Interaural Level Differences (ILD): Differences in the loudness of sound at the two ears, caused by the head's acoustic shadow (dominant for high frequencies).
Head-Related Transfer Function (HRTF): The way the outer ear (pinna) and torso filter sound, providing crucial cues for elevation and front-back localization.
- Masking: Louder sounds can make quieter sounds harder or impossible to hear. This occurs both simultaneously (sounds happening at the same time) and temporally (a loud sound affecting perception of sounds immediately before or after it). Masking is the principle behind lossy audio compression formats like MP3 and AAC.
- Auditory Scene Analysis: How our brain sorts through a complex mix of sounds (like in a busy cafe) to focus on one source (like a conversation partner), often referred to as the 'cocktail party effect'.
Audio Engineering: Applied Sound Science
Audio engineering is the practical application of acoustic and psychoacoustic principles to record, manipulate, mix, and reproduce sound. Engineers leverage scientific understanding to achieve artistic and technical goals:
- Recording: Choosing microphones (based on directionality, frequency response) and placing them strategically (using techniques informed by phase, time arrival, and desired spatial image) within an acoustically treated space.
- Mixing: Blending multiple recorded tracks into a cohesive whole. This involves:
Level Balancing & Panning: Using psychoacoustic cues (ILDs) to place sounds in the stereo field.
Equalization (EQ): Adjusting frequency content to shape timbre, enhance clarity, or reduce masking between instruments, guided by knowledge of frequency perception.

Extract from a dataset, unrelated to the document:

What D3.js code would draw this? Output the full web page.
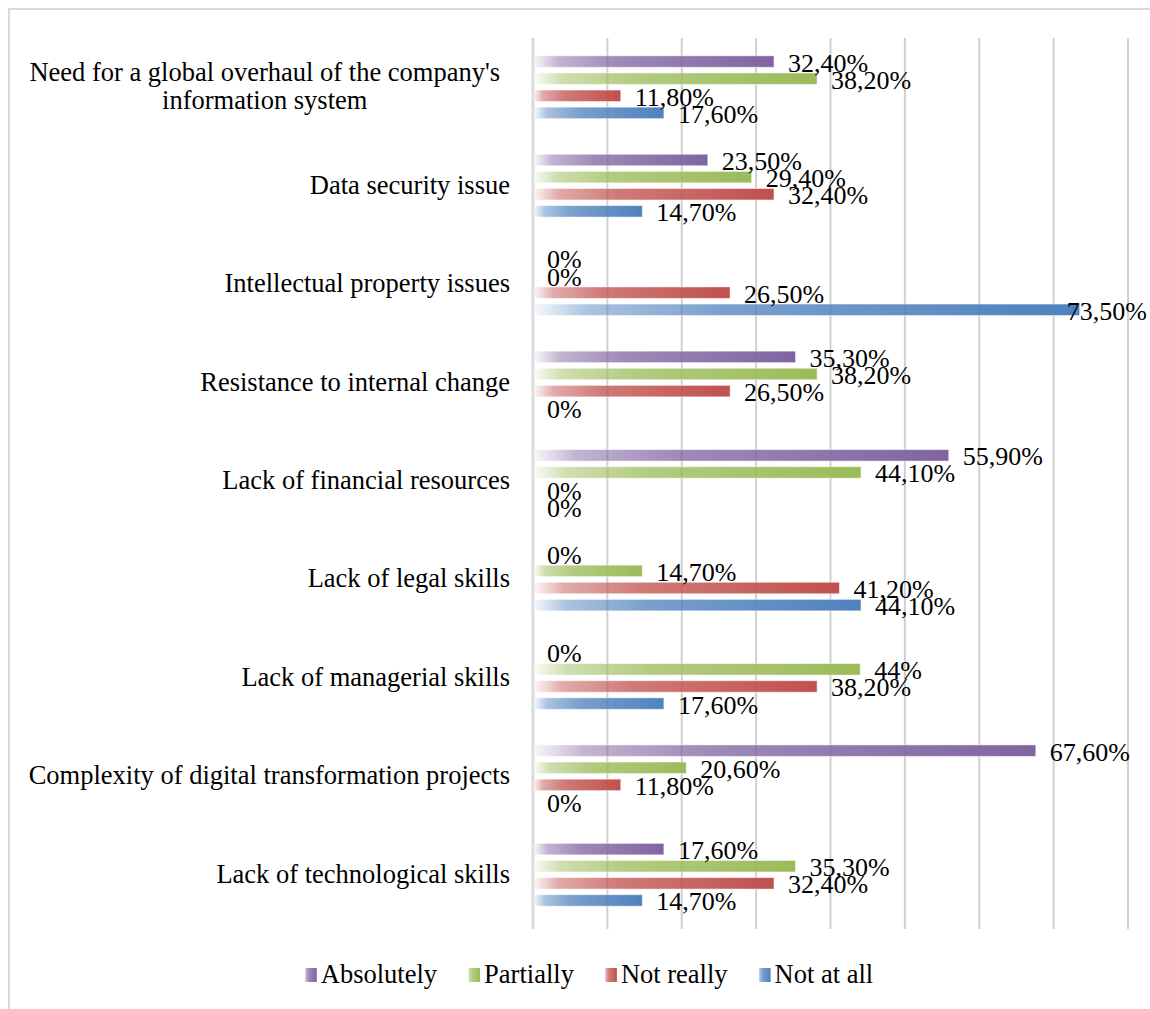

Dynamics Processing: Using compressors and limiters to control loudness variations, often tuned based on perceptual loudness rather than just peak levels.
Effects: Applying reverberation and delay, mimicking or creatively manipulating acoustic spaces and perceptual effects.
- Mastering: The final stage, optimizing the overall loudness (using perceptual metrics like LUFS - Loudness Units Full Scale), ensuring tonal balance, and preparing the audio for distribution formats.
- Sound Design: Creating bespoke sounds for film, games, and other media, often involving synthesis, field recording, and heavy manipulation based on desired emotional impact and perceptual realism.
- Audio Reproduction: Designing loudspeakers and headphones that accurately translate electrical signals back into sound waves, and calibrating playback systems within listening environments to compensate for room acoustics.
The Symphony of Disciplines
These three fields are inextricably linked. Acoustic principles dictate how sound behaves in a recording studio or concert hall. Psychoacoustics explains why certain microphone techniques create a sense of space, why specific EQ adjustments make a vocal clearer, or why a mix sounds loud and impactful. Audio engineers are the practitioners who wield this knowledge, using technology to capture and shape sound in ways that align with both the physics of acoustics and the intricacies of human auditory perception.
Understanding the science of sound—from the wave propagation governed by physics to the perceptual complexities decoded by our brains—empowers us to appreciate, create, and interact with our sonic world on a much deeper level. Whether you're a musician, engineer, architect, or simply a curious listener, the journey into acoustics, psychoacoustics, and audio engineering offers profound insights into one of the most fundamental aspects of our experience.